§ **Exercise prompt**
Search the records for "with". Copy every line where it appears.

[START Available records]

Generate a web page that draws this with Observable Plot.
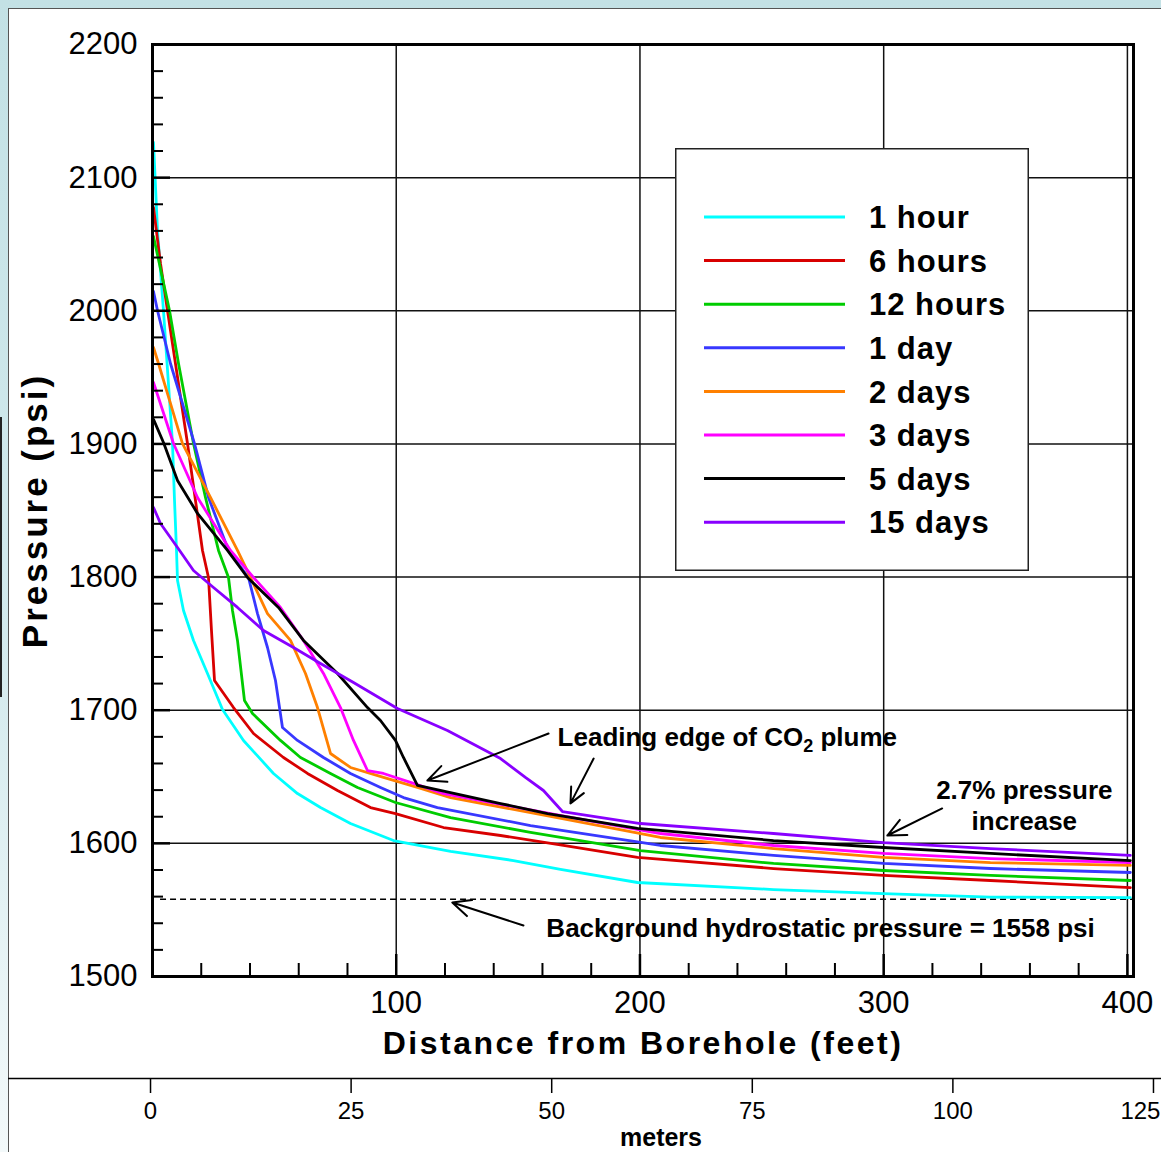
<!DOCTYPE html>
<html>
<head>
<meta charset="utf-8">
<script src="https://cdn.jsdelivr.net/npm/d3@7"></script>
<script src="https://cdn.jsdelivr.net/npm/@observablehq/plot@0.6"></script>
<style>
  body { margin: 0; }
  #wrap { position: relative; width: 1161px; height: 1152px; overflow: hidden;
          background: linear-gradient(to bottom, #c3e1e5 0%, #d3eaed 55%, #f3f9fa 100%);
          font-family: "Liberation Sans", Arial, sans-serif; }
  #panel { position: absolute; left: 8px; top: 8px; right: 0; bottom: 0; background: #fff;
           border-left: 1px solid #555; border-top: 1px solid #555; }
  #edge { position: absolute; left: 0; top: 417px; width: 2px; height: 280px; background: #222; }
  #main { position: absolute; left: 0; top: 0; }
  #meters { position: absolute; left: 0; top: 1077px; }
  #legend { position: absolute; left: 675px; top: 148px; }
</style>
</head>
<body>
<div id="wrap">
  <div id="panel"></div>
  <div id="edge"></div>
  <div id="main"></div>
  <div id="meters"></div>
  <div id="legend"></div>
</div>
<script>
// ---------- series ----------
const seriesNames = ["1 hour", "6 hours", "12 hours", "1 day", "2 days", "3 days", "5 days", "15 days"];
const seriesColors = ["#00ffff", "#d80000", "#00cc00", "#3838ff", "#ff8000", "#ff00ff", "#000000", "#8800ff"];

// [distance (ft), pressure (psi)]
const hour1 = [[0.41,2126.4],[2.05,2060.3],[4.51,2000],[8.21,1900.3],[9.03,1857.5],[9.85,1820],[10.26,1797.4],[12.72,1774.9],[16.82,1752.4],[22.56,1727.6],[28.72,1700.5],[37.33,1677.3],[49.64,1652.5],[59.49,1637.4],[68.92,1626.9],[81.23,1614.9],[98.87,1602.1],[122.3,1593.9],[148.1,1587.1],[167.4,1580.4],[199,1570.6],[254.8,1565.3],[299.9,1562.3],[343.8,1559.6],[401.2,1559.3]];
const hours6 = [[0.41,2077.6],[3.28,2035.5],[6.15,2000.2],[14.36,1900.3],[20.51,1820],[22.97,1799.7],[24.2,1759.9],[25.44,1722.3],[33.23,1702],[41.44,1682.5],[53.74,1664.5],[63.59,1652.5],[75.9,1639.7],[89.44,1626.9],[99.69,1622.4],[119.4,1611.9],[142.8,1605.9],[168.6,1598.4],[199,1589.4],[254.8,1581.1],[299.9,1575.9],[343.8,1572.1],[401.2,1566.8]];
const hours12 = [[0.41,2055.8],[6.97,2000.2],[10.67,1960.4],[16.82,1900.3],[21.74,1859.8],[27.08,1820],[31.18,1799.7],[32.82,1774.9],[34.87,1752.4],[37.74,1707.3],[41.03,1697.5],[52.51,1677.3],[60.72,1664.5],[73.03,1652.5],[84.1,1642],[99.69,1630.7],[122.3,1619.4],[155.1,1608.2],[200.2,1594.6],[254.8,1584.9],[299.9,1579.6],[343.8,1575.9],[401.2,1572.1]];
const day1 = [[0.41,2014.5],[2.05,2000.2],[7.38,1960.4],[17.23,1900.3],[22.97,1859.8],[31.18,1820],[39.38,1799.7],[43.08,1772.6],[47.18,1747.1],[50.46,1722.3],[53.33,1687],[59.49,1677.3],[70.15,1664.5],[81.23,1652.5],[93.54,1642],[102.97,1634.4],[116.9,1626.9],[155.1,1613.4],[208.4,1598.4],[254.8,1590.9],[299.9,1584.9],[343.8,1581.1],[401.2,1578.1]];
const days2 = [[0.41,1972.4],[2.46,1960.4],[12.31,1900.3],[23.79,1859.8],[34.87,1820],[40.2,1799.7],[47.18,1772.6],[56.62,1752.4],[62.77,1727.6],[67.69,1702],[73.03,1667.5],[81.23,1657],[94.77,1649.5],[108.7,1642],[122.3,1634.4],[163.3,1620.2],[208.4,1604.4],[254.8,1596.1],[299.9,1589.4],[343.8,1585.6],[401.2,1583.4]];
const days3 = [[0.41,1946.1],[8.62,1900.3],[18.46,1859.8],[32,1820],[41.44,1799.7],[52.51,1777.2],[61.95,1752.4],[70.15,1727.6],[77.13,1702],[82.46,1677.3],[88.21,1654.7],[94.77,1652.5],[107.1,1645],[119.4,1637.4],[163.3,1622.4],[208.4,1607.4],[254.8,1598.4],[299.9,1592.4],[343.8,1588.6],[401.2,1585.6]];
const days5 = [[0.41,1918.4],[4.51,1901.1],[10.26,1872.5],[18.46,1847.8],[30.77,1820],[38.97,1799.7],[51.69,1777.2],[61.95,1752.4],[75.9,1727.6],[88.21,1702],[93.54,1692.3],[99.69,1677.3],[102.97,1664.5],[108.7,1643.5],[142.8,1629.9],[162.1,1622.4],[199,1611.2],[254.8,1602.1],[299.9,1596.9],[343.8,1592.4],[401.2,1587.1]];
const days15 = [[0.41,1852.3],[3.28,1840.2],[10.26,1822.2],[16.82,1804.9],[25.03,1792.2],[34.87,1777.2],[45.54,1759.9],[57.85,1747.1],[68.92,1735.1],[82.46,1720.8],[100.5,1701.3],[121,1684.8],[142.8,1663.7],[153,1649.5],[160.4,1639.7],[168.2,1623.9],[200.2,1614.9],[254.8,1607.4],[299.9,1600.6],[343.8,1596.1],[401.2,1590.9]];
const seriesData = [hour1, hours6, hours12, day1, days2, days3, days5, days15];

// ---------- axes ----------
const feetLabels = [100, 200, 300, 400];
const feetMinor = [20, 40, 60, 80, 120, 140, 160, 180, 220, 240, 260, 280, 320, 340, 360, 380];
const psiLabels = [1500, 1600, 1700, 1800, 1900, 2000, 2100, 2200];
const psiGrid = [1600, 1700, 1800, 1900, 2000, 2100];
const psiMinor = [1520,1540,1560,1580,1620,1640,1660,1680,1720,1740,1760,1780,1820,1840,1860,1880,1920,1940,1960,1980,2020,2040,2060,2080,2120,2140,2160,2180];
const meterTicks = [0, 25, 50, 75, 100, 125];
const meterLabels = [0, 25, 50, 75, 100];
const meterLast = [125];
const background = 1558;

// ---------- annotations ----------
const startNotes = ["Leading edge of CO2 plume", "Background hydrostatic pressure = 1558 psi"];
const startNoteFt = [166.2, 161.6];
const startNotePsi = [1679.5, 1536];
const centerNotes = ["2.7% pressure\nincrease"];
const centerNoteFt = [357.7];
const centerNotePsi = [1628.8];
const arrowFromFt = [162.5, 181, 324, 152.2];
const arrowFromPsi = [1682.5, 1663.7, 1626.2, 1538.3];
const arrowToFt = [112.8, 171.5, 301.5, 123];
const arrowToPsi = [1647.2, 1630, 1605.9, 1555.6];

const rows = seriesNames.flatMap((name, i) => seriesData[i].map(([ft, psi]) => ({series: name, ft, psi})));
const notesStart = startNotes.map((t, i) => ({t, ft: startNoteFt[i], psi: startNotePsi[i]}));
const notesCenter = centerNotes.map((t, i) => ({t, ft: centerNoteFt[i], psi: centerNotePsi[i]}));
const arrows = arrowFromFt.map((d, i) => ({x1: d, y1: arrowFromPsi[i], x2: arrowToFt[i], y2: arrowToPsi[i]}));

const font = '"Liberation Sans", Arial, sans-serif';
const xDomain = [0, 402.5];

const main = Plot.plot({
  width: 1161, height: 1078,
  marginLeft: 152, marginRight: 28, marginTop: 44, marginBottom: 102,
  x: {domain: xDomain},
  y: {domain: [1500, 2200]},
  color: {domain: seriesNames, range: seriesColors},
  style: {fontFamily: font, background: "transparent", color: "#000", overflow: "visible"},
  marks: [
    Plot.gridX(feetLabels, {stroke: "#111", strokeOpacity: 1, strokeWidth: 1.5}),
    Plot.gridY(psiGrid, {stroke: "#111", strokeOpacity: 1, strokeWidth: 1.5}),
    Plot.ruleY([background], {x1: 3.3, x2: xDomain[1], stroke: "#000", strokeWidth: 1.5, strokeDasharray: "6,4"}),
    Plot.line(rows, {x: "ft", y: "psi", stroke: "series", strokeWidth: 2.8}),
    Plot.axisY(psiLabels, {tickSize: -18, tickFormat: () => "", label: null, strokeWidth: 2.5}),
    Plot.axisY(psiMinor, {tickSize: -11, tickFormat: () => "", label: null, strokeWidth: 2}),
    Plot.axisY(psiLabels, {tickSize: 0, tickPadding: 15, fontSize: 31, label: null, tickFormat: d => String(d)}),
    Plot.axisX(feetLabels, {tickSize: -22, tickFormat: () => "", label: null, strokeWidth: 2.5}),
    Plot.axisX(feetMinor, {tickSize: -13, tickFormat: () => "", label: null, strokeWidth: 2}),
    Plot.axisX(feetLabels, {tickSize: 0, tickPadding: 14, fontSize: 31, label: null, tickFormat: d => String(d)}),
    Plot.frame({stroke: "#000", strokeWidth: 3}),
    Plot.text(["Pressure (psi)"], {text: d => d, frameAnchor: "left", textAnchor: "middle", lineAnchor: "middle", rotate: -90, dx: -117, fontSize: 35, fontWeight: "bold"}),
    Plot.text(["Distance from Borehole (feet)"], {text: d => d, frameAnchor: "bottom", textAnchor: "middle", lineAnchor: "middle", dy: 67, fontSize: 32, fontWeight: "bold"}),
    Plot.arrow(arrows, {x1: "x1", y1: "y1", x2: "x2", y2: "y2", stroke: "#000", strokeWidth: 2, headLength: 15, headAngle: 50}),
    Plot.text(notesStart, {x: "ft", y: "psi", text: "t", textAnchor: "start", fontSize: 26, fontWeight: "bold"}),
    Plot.text(notesCenter, {x: "ft", y: "psi", text: "t", textAnchor: "middle", fontSize: 26, fontWeight: "bold", lineHeight: 1.19})
  ]
});

// sub-script and letter spacing touches
d3.select(main).selectAll("text").each(function() {
  const s = this.textContent;
  if (s === startNotes[0]) {
    const t = d3.select(this);
    t.text(null);
    t.append("tspan").text("Leading edge of CO");
    t.append("tspan").attr("dy", 6).attr("font-size", 18).text("2");
    t.append("tspan").attr("dy", -6).text(" plume");
  } else if (s === "Pressure (psi)") {
    d3.select(this).style("letter-spacing", "3px");
  } else if (s === "Distance from Borehole (feet)") {
    d3.select(this).style("letter-spacing", "2.5px");
  }
});
document.getElementById("main").appendChild(main);

// ---------- meters axis ----------
const meters = Plot.plot({
  width: 1161, height: 75,
  marginLeft: 8, marginRight: 0, marginTop: 1, marginBottom: 74,
  x: {domain: [-17.7, 126.0]},
  y: {axis: null},
  style: {fontFamily: font, background: "transparent", color: "#000", overflow: "visible"},
  marks: [
    Plot.ruleY([0], {stroke: "#000", strokeWidth: 1.5}),
    Plot.axisX(meterTicks, {anchor: "bottom", tickSize: 15, tickFormat: () => "", label: null, strokeWidth: 1.5}),
    Plot.axisX(meterLabels, {anchor: "bottom", tickSize: 0, tickPadding: 23, fontSize: 24, label: null}),
    Plot.text(meterLast, {x: d => d, text: d => String(d), frameAnchor: "bottom", textAnchor: "end", lineAnchor: "top", dx: 7, dy: 23, fontSize: 24}),
    Plot.text(["meters"], {text: d => d, frameAnchor: "bottom", textAnchor: "middle", lineAnchor: "middle", dx: 76, dy: 59, fontSize: 25, fontWeight: "bold"})
  ]
});
document.getElementById("meters").appendChild(meters);

// ---------- legend ----------
const lg = d3.select("#legend").append("svg").attr("width", 355).attr("height", 424)
  .style("font-family", font).style("overflow", "visible");
lg.append("rect").attr("x", 0.75).attr("y", 0.75).attr("width", 352.5).attr("height", 421.5)
  .attr("fill", "#fff").attr("stroke", "#222").attr("stroke-width", 1.5);
seriesNames.forEach((name, i) => {
  const cy = 69 + i * 43.6;
  lg.append("line").attr("x1", 29).attr("x2", 170).attr("y1", cy).attr("y2", cy)
    .attr("stroke", seriesColors[i]).attr("stroke-width", 3);
  lg.append("text").attr("x", 194).attr("y", cy).attr("dy", "0.36em")
    .attr("font-size", 31).attr("font-weight", "bold").style("letter-spacing", "1px")
    .text(name);
});
</script>
</body>
</html>
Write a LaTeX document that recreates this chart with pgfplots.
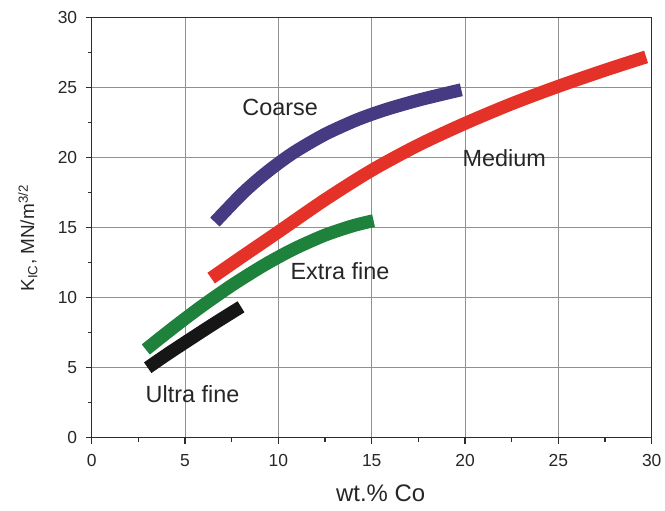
\documentclass[border=0pt]{standalone}
\usepackage{pgfplots}
\pgfplotsset{compat=1.18}
\usepackage{fontspec}
\setmainfont{Liberation Sans}
\definecolor{cCoarse}{RGB}{70,58,130}
\definecolor{cMedium}{RGB}{229,50,41}
\definecolor{cExtra}{RGB}{30,130,60}
\definecolor{cUltra}{RGB}{22,22,22}
\definecolor{gridc}{RGB}{145,145,145}
\definecolor{axc}{RGB}{45,45,45}
\begin{document}
\begin{tikzpicture}
\begin{axis}[
  at={(0,0)}, anchor=south west,
  scale only axis, width=560bp, height=420bp,
  xmin=0, xmax=30, ymin=0, ymax=30,
  xtick={0,5,...,30}, ytick={0,5,...,30},
  minor tick num=1,
  tick align=outside,
  xtick pos=bottom, ytick pos=left,
  major tick length=6bp, minor tick length=4bp,
  tick style={axc, line width=1.2bp},
  axis line style={axc, line width=1.5bp},
  grid=major,
  major grid style={gridc, line width=0.9bp},
  /pgf/number format/assume math mode=true,
  ticklabel style={font=\fontsize{17.5}{20}\selectfont, text=black!85},
  xticklabel style={yshift=-7bp},
  yticklabel style={xshift=-5bp},
  xlabel={wt.\% Co},
  xlabel style={font=\fontsize{24}{28}\selectfont, text=black!85, at={(axis description cs:0.516,-0.132)}, anchor=center},
  ylabel={K\textsubscript{IC}, MN/m\textsuperscript{3/2}},
  ylabel style={font=\fontsize{19}{22}\selectfont, text=black!85, at={(axis description cs:-0.114,0.475)}, anchor=center},
  every axis plot/.append style={line width=13bp, smooth, no markers},
  clip=false,
]
\addplot[cCoarse] coordinates {(6.6,15.4) (8,17.35) (9,18.55) (10,19.6) (11,20.52) (12.5,21.67) (14,22.59) (15,23.1) (16,23.54) (17.5,24.11) (19,24.6) (19.8,24.85)};
\addplot[cMedium] coordinates {(6.4,11.4) (8,12.88) (10,14.7) (12.5,17.0) (15,19.1) (17.5,20.9) (20,22.45) (22.5,23.85) (25,25.1) (27.5,26.25) (29.7,27.2)};
\addplot[cExtra] coordinates {(2.9,6.3) (4,7.47) (5,8.5) (6,9.49) (7.5,10.88) (9,12.14) (10,12.9) (11,13.59) (12.5,14.47) (14,15.14) (15.1,15.5)};
\addplot[cUltra] coordinates {(3,5.0) (4,5.92) (5,6.8) (6.5,8.1) (8,9.35)};
\node[font=\fontsize{23.5}{26}\selectfont, text=black!85] at (axis cs:10.1,23.6) {Coarse};
\node[font=\fontsize{23.5}{26}\selectfont, text=black!85] at (axis cs:22.1,20.0) {Medium};
\node[font=\fontsize{23.5}{26}\selectfont, text=black!85] at (axis cs:13.3,11.9) {Extra fine};
\node[font=\fontsize{23.5}{26}\selectfont, text=black!85] at (axis cs:5.4,3.1) {Ultra fine};
\end{axis}
\path[use as bounding box] (-91.7bp,-73.3bp) rectangle (573.3bp,437.7bp);
\end{tikzpicture}
\end{document}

[END Available records]

§ **Answer to the task**
Generate a web page that draws this with Observable Plot.
Write a LaTeX document that recreates this chart with pgfplots.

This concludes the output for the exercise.